Geslaagd beroep noodweerexces bij voorlopige hechtenis; afwijzing vordering gevangenhouding
Ook in de fase van de voorlopige hechtenis kan door de verdediging met succes een beroep worden gedaan op noodweer(exces). Dat blijkt uit een uitspraak van het Gerechtshof Arnhem-Leeuwarden van 27 augustus 2018, ECLI:NL:GHARL:2013:6293. In dat kader zijn verschillende verweren mogelijk;
- Vanwege het beroep op noodweerexces is de maatschappij niet ernstig geschokt wanneer de verdachte in vrijheid zou worden geste;d
- Er moet ernstig rekening worden gehouden met de mogelijkheid dat later een gevangenisstraf van kortere duur wordt opgelegd dan de tijd die de verdachte reeds in voorarrest heeft doorgebracht (anticipatiegebot)
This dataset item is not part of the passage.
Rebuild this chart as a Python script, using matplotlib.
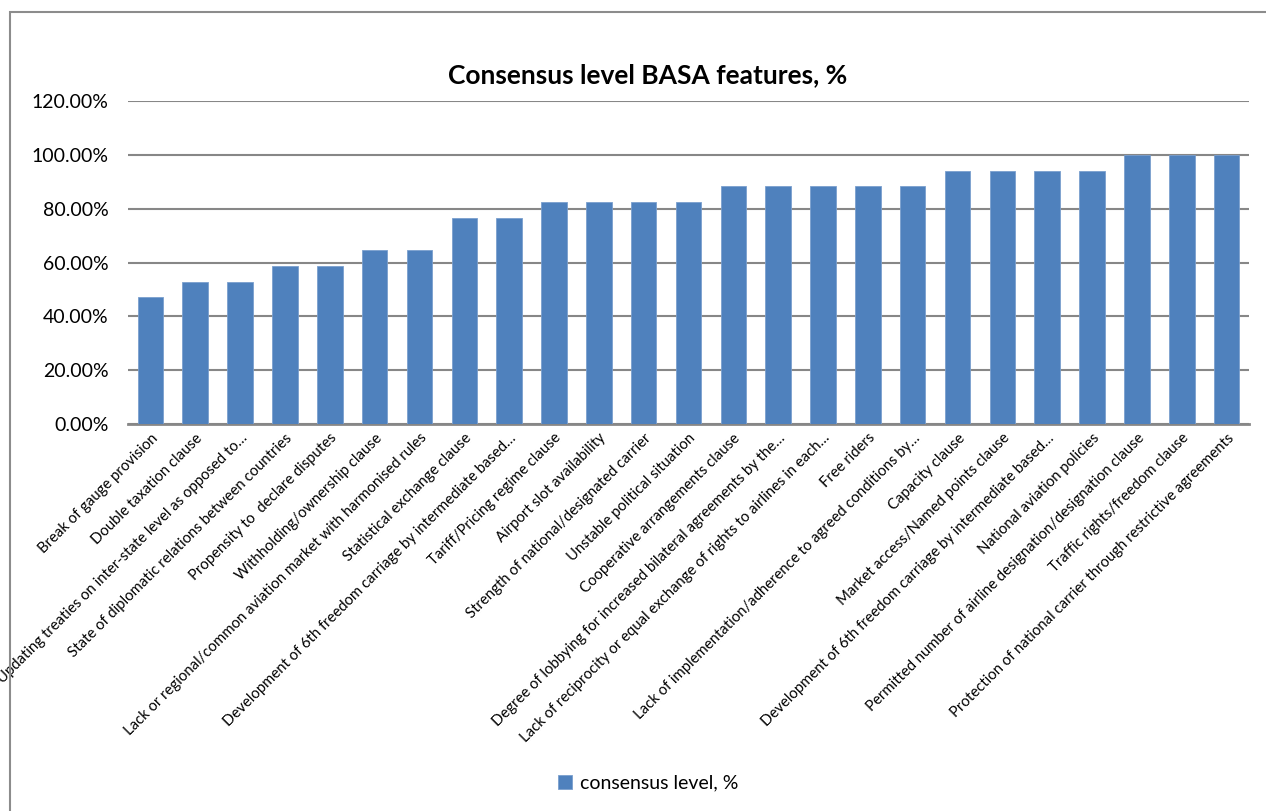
import matplotlib
matplotlib.use("Agg")
import matplotlib.pyplot as plt
from matplotlib.ticker import FuncFormatter, MultipleLocator
from matplotlib.patches import Rectangle

# Features ordered by consensus level (share of respondents)
features = [
    "Break of gauge provision",
    "Double taxation clause",
    "Updating treaties on inter-state level as opposed to\u2026",
    "State of diplomatic relations between countries",
    "Propensity to  declare disputes",
    "Withholding/ownership clause",
    "Lack or regional/common aviation market with harmonised rules",
    "Statistical exchange clause",
    "Development of 6th freedom carriage by intermediate based\u2026",
    "Tariff/Pricing regime clause",
    "Airport slot availability",
    "Strength of national/designated carrier",
    "Unstable political situation",
    "Cooperative arrangements clause",
    "Degree of lobbying for increased bilateral agreements by the\u2026",
    "Lack of reciprocity or equal exchange of rights to airlines in each\u2026",
    "Free riders",
    "Lack of implementation/adherence to agreed conditions by\u2026",
    "Capacity clause",
    "Market access/Named points clause",
    "Development of 6th freedom carriage by intermediate based\u2026",
    "National aviation policies",
    "Permitted number of airline designation/designation clause",
    "Traffic rights/freedom clause",
    "Protection of national carrier through restrictive agreements",
]
consensus = [
    0.4706, 0.5294, 0.5294, 0.5882, 0.5882, 0.6471, 0.6471, 0.7647, 0.7647,
    0.8235, 0.8235, 0.8235, 0.8235, 0.8824, 0.8824, 0.8824, 0.8824, 0.8824,
    0.9412, 0.9412, 0.9412, 0.9412, 1.0, 1.0, 1.0,
]
series_name = "consensus level, %"
chart_title = "Consensus level BASA features, %"

plt.rcParams["font.family"] = ["Lato", "DejaVu Sans"]

fig = plt.figure(figsize=(12.66, 8.11), dpi=100)
ax = fig.add_axes([128 / 1266, 1 - 424 / 811, (1249 - 128) / 1266, 323 / 811])

# chart frame (runs off the right and bottom edges)
fig.patches.append(Rectangle((10 / 1266, -0.05), 1.2, 1 - 12 / 811 + 0.05,
                             transform=fig.transFigure, fill=False,
                             edgecolor="#8c8c8c", linewidth=1.5))

x = range(len(features))
ax.bar(x, consensus, width=0.57, color="#4F81BD", edgecolor="#7a9fce",
       linewidth=0.6, label=series_name, zorder=3)

ax.set_xlim(-0.5, len(features) - 0.5)
ax.set_ylim(0, 1.2)
ax.yaxis.set_major_locator(MultipleLocator(0.2))
ax.yaxis.set_major_formatter(FuncFormatter(lambda v, pos: f"{v * 100:.2f}%"))
ax.grid(axis="y", color="#878787", linewidth=1.5, zorder=0)
for side in ["top", "right", "left"]:
    ax.spines[side].set_visible(False)
ax.spines["bottom"].set_color("#878787")
ax.spines["bottom"].set_linewidth(2)
ax.tick_params(axis="y", length=0, pad=14, labelsize=14)
ax.tick_params(axis="x", length=0, pad=5)

ax.set_xticks(list(x))
ax.set_xticklabels(features, rotation=45, ha="right", va="top",
                   rotation_mode="anchor", fontsize=10.7)

fig.text(648 / 1266, 1 - 75 / 811, chart_title, ha="center", va="center",
         fontsize=19, fontweight="bold")

fig.legend(loc="center", bbox_to_anchor=(648 / 1266, 1 - 783 / 811),
           frameon=False, fontsize=14, handlelength=0.75, handleheight=0.75,
           handletextpad=0.4)

fig.savefig("out.png", dpi=100)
Vanwege deze redenen werd in de genoemde uitspraak de vordering tot gevangenhouding afgewezen.
Gerechtshof: verweer noodweerexces heeft goede kans van slagen
Met de rechtbank is het hof van oordeel dat ernstige bezwaren tegen verdachte bestaan ter zake van het feit waarop de voorlopige hechtenis berust. Eveneens is het hof van oordeel dat de onderzoeksgrond thans nog aanwezig is. Ten aanzien van de 12-jaarsgrond is dat anders; gelet op de omstandigheden waaronder het feit is begaan – het hof wijst hiertoe op het navolgende – acht het hof die grond niet aanwezig.
Het bestaan van de onderzoeksgrond neemt niet weg dat, naar het oordeel van het hof, sprake is van de situatie als bedoeld in artikel 67a, derde lid, van het Wetboek van Strafvordering, nu er ernstig rekening mee moet worden gehouden dat het beroep van de verdachte op noodweer, dan wel noodweerexces, kans van slagen heeft. Dit geldt ook – het nog te verrichten onderzoek heeft daarop betrekking – ingeval er vanuit moet worden gegaan dat verdachte zelf het mes, waarmee het slachtoffer is gestoken, uit de woning heeft gepakt en daarmee naar buiten is gegaan.
Het hof wijst er op dat ’s hofs oordeel is gebaseerd op het procesdossier zoals dat thans beschikbaar is. De zittingsrechter zal op basis van het uiteindelijke dossier en het onderzoek ter terechtzitting een definitief inhoudelijk oordeel vellen.
Gelet op het vorenoverwogene zal het hof de beschikking van de rechtbank vernietigen, de vordering van de officier van justitie tot verlenging van de gevangenhouding van verdachte afwijzen en de voorlopige hechtenis van verdachte opheffen.
Geen ernstig geschokte rechtsorde
Ook in een zaak die speelde bij de rechtbank Zeeland West-Brabant (niet gepubliceerd) werd de vordering tot gevangenhouding afgewezen omdat niet voldaan werd aan het criterium van de geschokte rechtsorde, De rechtbank overwoog het volgende:
“Wanneer het publiek bekend is met alle feiten en omstandigheden waaronder dit vermoedelijk begane feit werd gepleegd, moet worden aangenomen, moet er worden aangenomen dat er geen reacties van het publiek komen bij vrijlating. Deze omstandigheden leiden ertoe dat de vordering gevangenhouding moet worden afgewezen en het bevel tot voorlopige hechtenis moet worden opgeheven.”